# time/distance to walk a 6 month old toy?



## Dechi (Aug 22, 2015)

Ashirah said:


> Hi, we've got a 6 month old poodle mix who is 9 inches at the top of the shoulder, not sure if he'll be toy or mini when full grown. I read on a different post that 5 minutes per month of age, twice a day, was a good guideline, but that was a pretty old post so I want to double check. Walked him about 1.3 miles today (the farthest yet) and he wanted to go briskly the whole way and still wanted to race around when I let him off leash at the end for a few minutes. We have high snow banks, so that may be part of why he didn't want to explore and sniff around too much, or maybe he was a little nervous- I'm still learning to read him.
> 
> He seemed to have a great time but I am leery of going too far and hurting him. We do play at home and do mental stimulation/training, and he is good about being able to calm down, so I don't think this was just frenetic energy. Boy is he zonked out on my lap now, though! Any thoughts on time/distance are appreciated, thanks.


Hello ! If your pup is from toy parents, he is a toy no matter what size he gets. If he Is over 10 inches, then you call it an oversized toy. And you would call a 9 inches dog from miniature puppy and undersized mini. The parents make the size, not the height.

At 9 months I would not be worried about a 45-60 minute walk, with a few short running sessions in between (on flat terrain as much as possible). Toys can easily break a leg, so no parkour or stuff like that, ever, lol !

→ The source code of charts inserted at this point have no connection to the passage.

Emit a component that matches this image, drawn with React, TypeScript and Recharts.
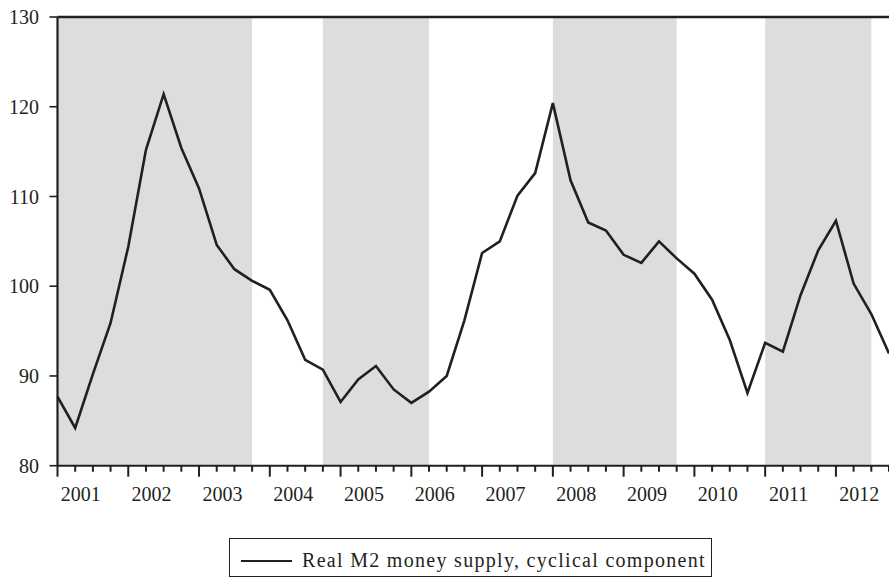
import React from "react";
import { LineChart, Line, XAxis, YAxis, ReferenceArea, ReferenceLine } from "recharts";

const years = ["2001", "2002", "2003", "2004", "2005", "2006", "2007", "2008", "2009", "2010", "2011", "2012"];

const m2Cycle = [
  87.7, 84.2, 90.2, 95.9, 104.4, 115.2, 121.4, 115.4, 110.9, 104.6, 101.9, 100.6,
  99.6, 96.2, 91.8, 90.7, 87.1, 89.6, 91.1, 88.5, 87.0, 88.25, 90.0, 96.2,
  103.7, 105.0, 110.1, 112.6, 120.4, 111.8, 107.1, 106.2, 103.5, 102.6, 105.0, 103.1,
  101.4, 98.5, 94.0, 88.1, 93.7, 92.7, 99.0, 104.0, 107.3, 100.3, 96.9, 92.5,
];

// shaded periods, as quarter indices (start, end)
const shadeStarts = [0, 15, 28, 40];
const shadeEnds = [11, 21, 35, 46];

const yTicks = [80, 90, 100, 110, 120, 130];

const INK = "#231f20";
const SHADE = "#dcdddf";
const FONT = "'Liberation Serif', 'Times New Roman', serif";

const PLOT_LEFT = 57.5;
const PLOT_RIGHT = 889;
const QUARTER_PX = (PLOT_RIGHT - PLOT_LEFT) / (m2Cycle.length - 1);
const LABEL_SHIFT = 1.32 * QUARTER_PX;

const data = m2Cycle.map((v, i) => ({ i, v }));
const quarterTicks = m2Cycle.map((_, i) => i);

const XTick = (props: any) => {
  const { x, y, payload } = props;
  const i = payload.value as number;
  const major = i % 4 === 0;
  const len = major ? 11 : 6;
  return (
    <g>
      <line x1={x} y1={y} x2={x} y2={y + len} stroke={INK} strokeWidth={2} />
      {major && (
        <text
          x={x + LABEL_SHIFT}
          y={y + 35.5}
          textAnchor="middle"
          fontFamily={FONT}
          fontSize={20}
          fill={INK}
        >
          {years[i / 4]}
        </text>
      )}
    </g>
  );
};

export default function App() {
  return (
    <div style={{ position: "absolute", left: 0, top: 0, width: 889, height: 579, overflow: "hidden", background: "#fff" }}>
      <LineChart
        width={900}
        height={579}
        data={data}
        margin={{ top: 17, right: 11, bottom: 0, left: 0 }}
      >
        {shadeStarts.map((s, k) => (
          <ReferenceArea
            key={k}
            x1={s}
            x2={shadeEnds[k]}
            fill={SHADE}
            fillOpacity={1}
            stroke="none"
          />
        ))}
        <XAxis
          type="number"
          dataKey="i"
          domain={[0, m2Cycle.length - 1]}
          ticks={quarterTicks}
          interval={0}
          tickLine={false}
          tickSize={0}
          tickMargin={0}
          height={113.3}
          axisLine={{ stroke: INK, strokeWidth: 2 }}
          tick={<XTick />}
        />
        <YAxis
          type="number"
          domain={[80, 130]}
          ticks={yTicks}
          interval={0}
          width={57.5}
          tickSize={8}
          tickMargin={10.5}
          axisLine={{ stroke: INK, strokeWidth: 2.2 }}
          tickLine={{ stroke: INK, strokeWidth: 1.6 }}
          tick={{ fill: INK, fontSize: 20, fontFamily: FONT }}
        />
        <ReferenceLine y={130} stroke={INK} strokeWidth={2.6} />
        <Line
          type="linear"
          dataKey="v"
          stroke={INK}
          strokeWidth={2.6}
          dot={false}
          activeDot={false}
          isAnimationActive={false}
        />
      </LineChart>
      <div
        style={{
          position: "absolute",
          left: 229,
          top: 538,
          width: 483,
          height: 39,
          boxSizing: "border-box",
          border: `1.5px solid ${INK}`,
          background: "#fff",
        }}
      >
        <div style={{ position: "absolute", left: 11, top: 21, width: 51, height: 2, background: INK }} />
        <div
          style={{
            position: "absolute",
            left: 72,
            top: 10.5,
            whiteSpace: "nowrap",
            fontFamily: FONT,
            fontSize: 20,
            lineHeight: "20px",
            letterSpacing: 1.3,
            color: INK,
          }}
        >
          Real M2 money supply, cyclical component
        </div>
      </div>
    </div>
  );
}
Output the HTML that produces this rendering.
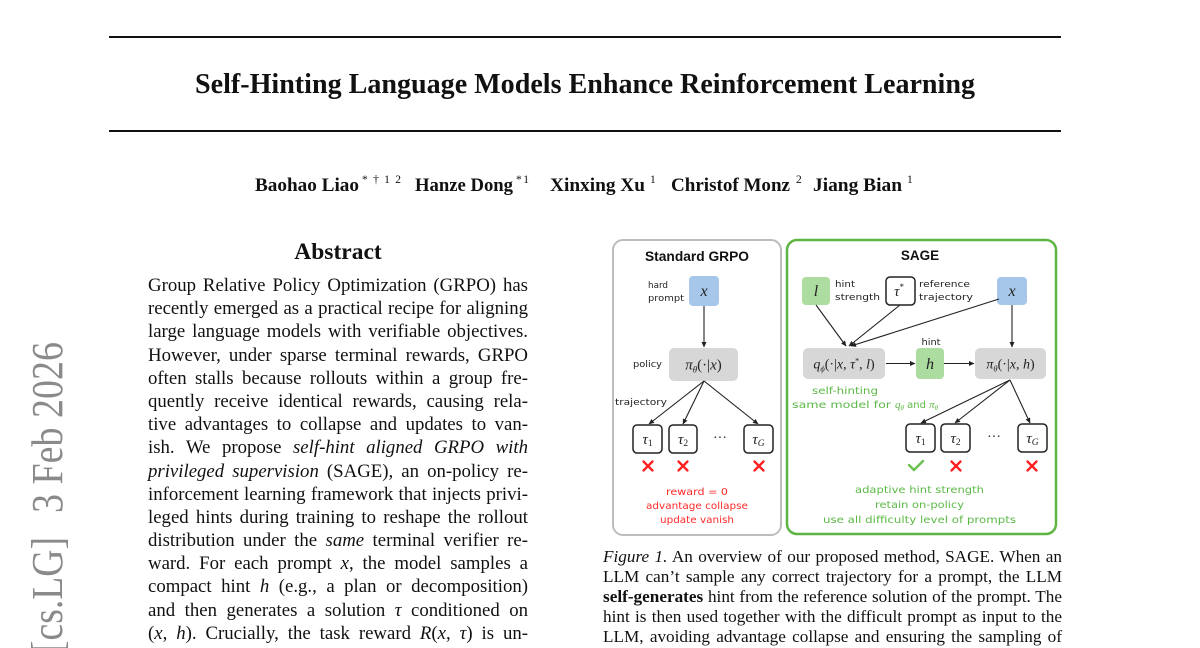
<!DOCTYPE html>
<html>
<head>
<meta charset="utf-8">
<style>
  html,body{margin:0;padding:0;background:#fff;}
  body{width:1200px;height:648px;overflow:hidden;position:relative;font-family:"Liberation Serif",serif;color:#111;}
  .col{position:absolute;left:148px;top:274px;width:380px;font-size:18.8px;line-height:23.2px;}
  .col div,.cap div{text-align:justify;text-align-last:justify;height:23.2px;}
  .cap{position:absolute;left:603px;top:546.6px;width:459px;font-size:17.2px;line-height:20.2px;}
  .cap div{height:20.2px;}
  svg{position:absolute;left:0;top:0;}
</style>
</head>
<body>
<svg width="1200" height="648" viewBox="0 0 1200 648" xmlns="http://www.w3.org/2000/svg">
  <defs>
    <marker id="ah" markerWidth="6" markerHeight="6" refX="5" refY="3" orient="auto" markerUnits="userSpaceOnUse">
      <path d="M0,0.5 L5.5,3 L0,5.5 Z" fill="#222"/>
    </marker>
  </defs>

  <rect x="109" y="36" width="952" height="2" fill="#111"/>
  <rect x="109" y="130" width="952" height="2" fill="#111"/>

  <text x="585" y="93" text-anchor="middle" font-family="Liberation Serif, serif" font-weight="bold" font-size="28" textLength="780" lengthAdjust="spacingAndGlyphs" fill="#111">Self-Hinting Language Models Enhance Reinforcement Learning</text>

  <g font-family="Liberation Serif, serif" fill="#111">
    <text x="255" y="191" font-weight="bold" font-size="19.2" textLength="104" lengthAdjust="spacingAndGlyphs">Baohao Liao</text>
    <text x="362" y="183" font-size="11.5" textLength="39" lengthAdjust="spacing">* † 1 2</text>
    <text x="415" y="191" font-weight="bold" font-size="19.2" textLength="98" lengthAdjust="spacingAndGlyphs">Hanze Dong</text>
    <text x="516" y="183" font-size="11.5" textLength="13" lengthAdjust="spacing">* 1</text>
    <text x="550" y="191" font-weight="bold" font-size="19.2" textLength="95" lengthAdjust="spacingAndGlyphs">Xinxing Xu</text>
    <text x="650" y="183" font-size="11.5">1</text>
    <text x="671" y="191" font-weight="bold" font-size="19.2" textLength="119" lengthAdjust="spacingAndGlyphs">Christof Monz</text>
    <text x="796" y="183" font-size="11.5">2</text>
    <text x="813" y="191" font-weight="bold" font-size="19.2" textLength="89" lengthAdjust="spacingAndGlyphs">Jiang Bian</text>
    <text x="907" y="183" font-size="11.5">1</text>
  </g>

  <text x="338" y="259" text-anchor="middle" font-family="Liberation Serif, serif" font-weight="bold" font-size="23.5" fill="#111">Abstract</text>

  <g font-family="Liberation Serif, serif" fill="#8a8a8a" font-size="44">
    <text transform="translate(62,342) rotate(-90)" text-anchor="end" textLength="171" lengthAdjust="spacingAndGlyphs">3 Feb 2026</text>
    <text transform="translate(62,537) rotate(-90)" text-anchor="end" textLength="116" lengthAdjust="spacingAndGlyphs">[cs.LG]</text>
  </g>

  <!-- Standard GRPO panel -->
  <rect x="613" y="240" width="168" height="295" rx="10" fill="#fff" stroke="#bdbdbd" stroke-width="2"/>
  <text x="697" y="261" text-anchor="middle" font-family="Liberation Sans, sans-serif" font-weight="bold" font-size="13.5" textLength="104" lengthAdjust="spacingAndGlyphs" fill="#111">Standard GRPO</text>

  <g font-family="DejaVu Sans, sans-serif" font-size="9" fill="#222">
    <text x="648" y="288" textLength="20" lengthAdjust="spacingAndGlyphs">hard</text>
    <text x="648" y="301" textLength="36" lengthAdjust="spacingAndGlyphs">prompt</text>
    <text x="633" y="367" textLength="29" lengthAdjust="spacingAndGlyphs">policy</text>
    <text x="615" y="405" textLength="52" lengthAdjust="spacingAndGlyphs">trajectory</text>
  </g>

  <rect x="689" y="276" width="30" height="30" rx="4" fill="#a6c7ea"/>
  <text x="704" y="296" text-anchor="middle" font-family="Liberation Serif, serif" font-style="italic" font-size="16" fill="#222">x</text>

  <line x1="704" y1="306" x2="704" y2="347" stroke="#222" stroke-width="1.1" marker-end="url(#ah)"/>

  <rect x="669" y="348" width="69" height="33" rx="5" fill="#d7d7d7"/>
  <text x="703.5" y="369.5" text-anchor="middle" font-family="Liberation Serif, serif" font-size="15" fill="#222"><tspan font-style="italic">π</tspan><tspan font-size="9" dy="3" font-style="italic">θ</tspan><tspan dy="-3">(·|</tspan><tspan font-style="italic">x</tspan>)</text>

  <line x1="704" y1="381" x2="649" y2="424" stroke="#222" stroke-width="1.1" marker-end="url(#ah)"/>
  <line x1="704" y1="381" x2="683" y2="424" stroke="#222" stroke-width="1.1" marker-end="url(#ah)"/>
  <line x1="704" y1="381" x2="758" y2="424" stroke="#222" stroke-width="1.1" marker-end="url(#ah)"/>

  <g fill="#fff" stroke="#222" stroke-width="1.5">
    <rect x="633" y="425" width="29" height="28" rx="4"/>
    <rect x="669" y="425" width="28" height="28" rx="4"/>
    <rect x="744" y="425" width="29" height="28" rx="4"/>
  </g>
  <g font-family="Liberation Serif, serif" font-size="15" fill="#222">
    <text x="647.5" y="444" text-anchor="middle"><tspan font-style="italic">τ</tspan><tspan font-size="9.5" dy="2">1</tspan></text>
    <text x="683" y="444" text-anchor="middle"><tspan font-style="italic">τ</tspan><tspan font-size="9.5" dy="2">2</tspan></text>
    <text x="758.5" y="444" text-anchor="middle"><tspan font-style="italic">τ</tspan><tspan font-size="9.5" dy="2" font-style="italic">G</tspan></text>
    <text x="720" y="442" text-anchor="middle" font-size="14">···</text>
  </g>

  <g stroke="#ff1f1f" stroke-width="2.3" stroke-linecap="round">
    <path d="M643.5,461.5 L652.5,470.5 M652.5,461.5 L643.5,470.5"/>
    <path d="M678.5,461.5 L687.5,470.5 M687.5,461.5 L678.5,470.5"/>
    <path d="M754.5,461.5 L763.5,470.5 M763.5,461.5 L754.5,470.5"/>
  </g>

  <g font-family="DejaVu Sans, sans-serif" font-size="10" fill="#ff2a2a" text-anchor="middle">
    <text x="697" y="495" textLength="62" lengthAdjust="spacingAndGlyphs">reward = 0</text>
    <text x="697" y="509" textLength="102" lengthAdjust="spacingAndGlyphs">advantage collapse</text>
    <text x="697" y="523" textLength="74" lengthAdjust="spacingAndGlyphs">update vanish</text>
  </g>

  <!-- SAGE panel -->
  <rect x="787" y="240" width="269" height="294" rx="10" fill="#fff" stroke="#5fb543" stroke-width="2.5"/>
  <text x="920" y="260" text-anchor="middle" font-family="Liberation Sans, sans-serif" font-weight="bold" font-size="13.5" fill="#111">SAGE</text>

  <rect x="802" y="277" width="28" height="28" rx="4" fill="#acdca0"/>
  <text x="816" y="296" text-anchor="middle" font-family="Liberation Serif, serif" font-style="italic" font-size="16" fill="#222">l</text>
  <g font-family="DejaVu Sans, sans-serif" font-size="9" fill="#222">
    <text x="835" y="287" textLength="20" lengthAdjust="spacingAndGlyphs">hint</text>
    <text x="835" y="300" textLength="45" lengthAdjust="spacingAndGlyphs">strength</text>
    <text x="919" y="287" textLength="51" lengthAdjust="spacingAndGlyphs">reference</text>
    <text x="919" y="300" textLength="54" lengthAdjust="spacingAndGlyphs">trajectory</text>
    <text x="931" y="345" text-anchor="middle" textLength="19" lengthAdjust="spacingAndGlyphs">hint</text>
  </g>

  <rect x="886" y="277" width="29" height="28" rx="4" fill="#fff" stroke="#222" stroke-width="1.5"/>
  <text x="899" y="296" text-anchor="middle" font-family="Liberation Serif, serif" font-size="15" fill="#222"><tspan font-style="italic">τ</tspan><tspan font-size="9" dy="-6">*</tspan></text>

  <rect x="997" y="277" width="30" height="28" rx="4" fill="#a6c7ea"/>
  <text x="1012" y="296" text-anchor="middle" font-family="Liberation Serif, serif" font-style="italic" font-size="16" fill="#222">x</text>

  <line x1="816" y1="305" x2="846" y2="346" stroke="#222" stroke-width="1.1" marker-end="url(#ah)"/>
  <line x1="900" y1="305" x2="849" y2="346" stroke="#222" stroke-width="1.1" marker-end="url(#ah)"/>
  <line x1="999" y1="299" x2="851" y2="346" stroke="#222" stroke-width="1.1" marker-end="url(#ah)"/>
  <line x1="1012" y1="305" x2="1012" y2="347" stroke="#222" stroke-width="1.1" marker-end="url(#ah)"/>

  <rect x="803" y="348" width="82" height="31" rx="5" fill="#d7d7d7"/>
  <text x="844" y="368.5" text-anchor="middle" font-family="Liberation Serif, serif" font-size="14" fill="#222"><tspan font-style="italic">q</tspan><tspan font-size="8.5" dy="3" font-style="italic">ϕ</tspan><tspan dy="-3">(·|</tspan><tspan font-style="italic">x</tspan>, <tspan font-style="italic">τ</tspan><tspan font-size="8" dy="-5">*</tspan><tspan dy="5">, </tspan><tspan font-style="italic">l</tspan>)</text>

  <line x1="886" y1="363.5" x2="915" y2="363.5" stroke="#222" stroke-width="1.1" marker-end="url(#ah)"/>
  <rect x="916" y="348" width="28" height="31" rx="4" fill="#acdca0"/>
  <text x="930" y="369" text-anchor="middle" font-family="Liberation Serif, serif" font-style="italic" font-size="16" fill="#222">h</text>
  <line x1="944" y1="363.5" x2="974" y2="363.5" stroke="#222" stroke-width="1.1" marker-end="url(#ah)"/>

  <rect x="975" y="348" width="71" height="31" rx="5" fill="#d7d7d7"/>
  <text x="1010.5" y="368.5" text-anchor="middle" font-family="Liberation Serif, serif" font-size="14" fill="#222"><tspan font-style="italic">π</tspan><tspan font-size="8.5" dy="3" font-style="italic">θ</tspan><tspan dy="-3">(·|</tspan><tspan font-style="italic">x</tspan>, <tspan font-style="italic">h</tspan>)</text>

  <g font-family="DejaVu Sans, sans-serif" font-size="10" fill="#5cb847">
    <text x="845" y="394" text-anchor="middle" textLength="66" lengthAdjust="spacingAndGlyphs">self-hinting</text>
    <text x="792" y="408">
      <tspan textLength="103" lengthAdjust="spacingAndGlyphs">same model for </tspan><tspan font-family="Liberation Serif, serif" font-style="italic" font-size="11">q</tspan><tspan font-family="Liberation Serif, serif" font-style="italic" font-size="7" dy="2">θ</tspan><tspan dy="-2"> and </tspan><tspan font-family="Liberation Serif, serif" font-style="italic" font-size="11">π</tspan><tspan font-family="Liberation Serif, serif" font-style="italic" font-size="7" dy="2">θ</tspan>
    </text>
  </g>

  <line x1="1010" y1="380" x2="921" y2="423" stroke="#222" stroke-width="1.1" marker-end="url(#ah)"/>
  <line x1="1010" y1="380" x2="955" y2="423" stroke="#222" stroke-width="1.1" marker-end="url(#ah)"/>
  <line x1="1010" y1="380" x2="1030" y2="423" stroke="#222" stroke-width="1.1" marker-end="url(#ah)"/>

  <g fill="#fff" stroke="#222" stroke-width="1.5">
    <rect x="906" y="424" width="29" height="28" rx="4"/>
    <rect x="941" y="424" width="29" height="28" rx="4"/>
    <rect x="1018" y="424" width="29" height="28" rx="4"/>
  </g>
  <g font-family="Liberation Serif, serif" font-size="15" fill="#222">
    <text x="920.5" y="443" text-anchor="middle"><tspan font-style="italic">τ</tspan><tspan font-size="9.5" dy="2">1</tspan></text>
    <text x="955.5" y="443" text-anchor="middle"><tspan font-style="italic">τ</tspan><tspan font-size="9.5" dy="2">2</tspan></text>
    <text x="1032.5" y="443" text-anchor="middle"><tspan font-style="italic">τ</tspan><tspan font-size="9.5" dy="2" font-style="italic">G</tspan></text>
    <text x="994" y="441" text-anchor="middle" font-size="14">···</text>
  </g>

  <path d="M909,465 L914,470 L923,461" fill="none" stroke="#6cc04f" stroke-width="2.4" stroke-linecap="round" stroke-linejoin="round"/>
  <g stroke="#ff1f1f" stroke-width="2.3" stroke-linecap="round">
    <path d="M951.5,461.5 L960.5,470.5 M960.5,461.5 L951.5,470.5"/>
    <path d="M1027.5,461.5 L1036.5,470.5 M1036.5,461.5 L1027.5,470.5"/>
  </g>

  <g font-family="DejaVu Sans, sans-serif" font-size="10" fill="#5cb847" text-anchor="middle">
    <text x="919.5" y="493" textLength="129" lengthAdjust="spacingAndGlyphs">adaptive hint strength</text>
    <text x="919.5" y="508" textLength="89" lengthAdjust="spacingAndGlyphs">retain on-policy</text>
    <text x="919.5" y="523" textLength="193" lengthAdjust="spacingAndGlyphs">use all difficulty level of prompts</text>
  </g>
</svg>

<div class="col">
  <div>Group Relative Policy Optimization (GRPO) has</div>
  <div>recently emerged as a practical recipe for aligning</div>
  <div>large language models with verifiable objectives.</div>
  <div>However, under sparse terminal rewards, GRPO</div>
  <div>often stalls because rollouts within a group fre-</div>
  <div>quently receive identical rewards, causing rela-</div>
  <div>tive advantages to collapse and updates to van-</div>
  <div>ish. We propose <i>self-hint aligned GRPO with</i></div>
  <div><i>privileged supervision</i> (SAGE), an on-policy re-</div>
  <div>inforcement learning framework that injects privi-</div>
  <div>leged hints during training to reshape the rollout</div>
  <div>distribution under the <i>same</i> terminal verifier re-</div>
  <div>ward. For each prompt <i>x</i>, the model samples a</div>
  <div>compact hint <i>h</i> (e.g., a plan or decomposition)</div>
  <div>and then generates a solution <i>τ</i> conditioned on</div>
  <div>(<i>x</i>, <i>h</i>). Crucially, the task reward <i>R</i>(<i>x</i>, <i>τ</i>) is un-</div>
</div>

<div class="cap">
  <div><i>Figure 1.</i> An overview of our proposed method, SAGE. When an</div>
  <div>LLM can’t sample any correct trajectory for a prompt, the LLM</div>
  <div><b>self-generates</b> hint from the reference solution of the prompt. The</div>
  <div>hint is then used together with the difficult prompt as input to the</div>
  <div>LLM, avoiding advantage collapse and ensuring the sampling of</div>
</div>
</body>
</html>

Not more than once a day at most. Some days it could be shorter.


----------



## fjm (Jun 4, 2010)

I think the 5 minutes per month rule applies more to brisk on leash walking - puppy noodling and playing can be practically unlimited. I find I walk at about 2 miles an hour when dog walking, which allows time for the dogs to sniff and me to chat - 30 minutes would be around a mile, so 1.3 miles is not excessive, even twice a day. If he is setting the pace, and is not tired at the end of the walk, I doubt you are overdoing things. As Dechi says, avoid high jumping or anything else that might put a strain on his joints.


----------



## Ashirah (Apr 3, 2019)

Thanks, everyone, sounds like we're doing fine, then! (I don't know his parentage, he got passed around a bit before coming to us. I was told he was a poodle/peke mix but I don't see it. Maybe when his real coat comes in it will show more? So I'm not sure what to call him.)


----------



## Dechi (Aug 22, 2015)

Ashirah said:


> Thanks, everyone, sounds like we're doing fine, then! (I don't know his parentage, he got passed around a bit before coming to us. I was told he was a poodle/peke mix but I don't see it. Maybe when his real coat comes in it will show more? So I'm not sure what to call him.)


Now you have me very curious ! Can we see some pictures please ?


----------



## Ashirah (Apr 3, 2019)

Will do!


----------



## Dechi (Aug 22, 2015)

Ashirah said:


> Will do!


Great !


----------